And throughout, I kept hearing the same theme – that I am actually meant to be focused on me – on knowing myself, on being brave, on expressing my truth, and on fully embracing my creative self.
Of course, this can be inspiring to others, which is a way of helping others, but helping others is not the primary focus – I am meant to be my own primary focus.
This has been such a hard truth for me to grapple with. Especially surrounded by beautiful, spiritual, people who continuously say that their life purpose is to help people. And beliefs that we’re either here to help people, or we’re selfish.
There is so much shame around a life lived for oneself. And maybe that’s exactly what I’m here to talk about. And oof, is it a sticky subject.
Because there is so much more to the perceived dichotomy of serving others vs. serving oneself. It’s not simply about choosing to be generous or greedy. The shame and stigma around serving oneself stems from our lack of understanding of the different harmonious vs. corrupted aspects of serving oneself.
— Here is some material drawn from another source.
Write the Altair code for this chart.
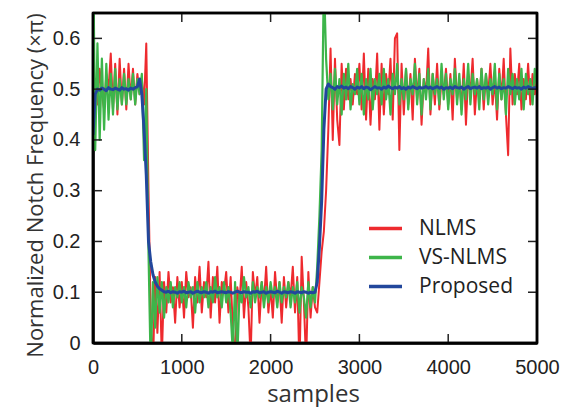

The corrupted aspects of serving oneself looks like taking from others for our own benefit, it looks like striving for power over others in order to feel accomplishment, it looks like greed and distrust and manipulation.
All of these aspects stem from a place of fear, in not knowing that we are whole and loved and worthy. Once we’ve resolved our inner turmoil and come to know our own wholeness and our own worthiness, then serving oneself no longer has a negative impact on others.
Serving oneself in taking care of our own needs is actually quite responsible in that it doesn’t place the burden on someone else to meet our needs.
Serving oneself in getting to know ourselves fully is actually self-accountable in that we can take ownership of our own emotions without placing the burden on someone else to codependently manage our emotions for us.
Serving oneself in pursuing our desires is actually showing immense gratitude for this physical life we’ve been given, learning how to live from the soul and from the heart in a way that is gracious and fulfilling.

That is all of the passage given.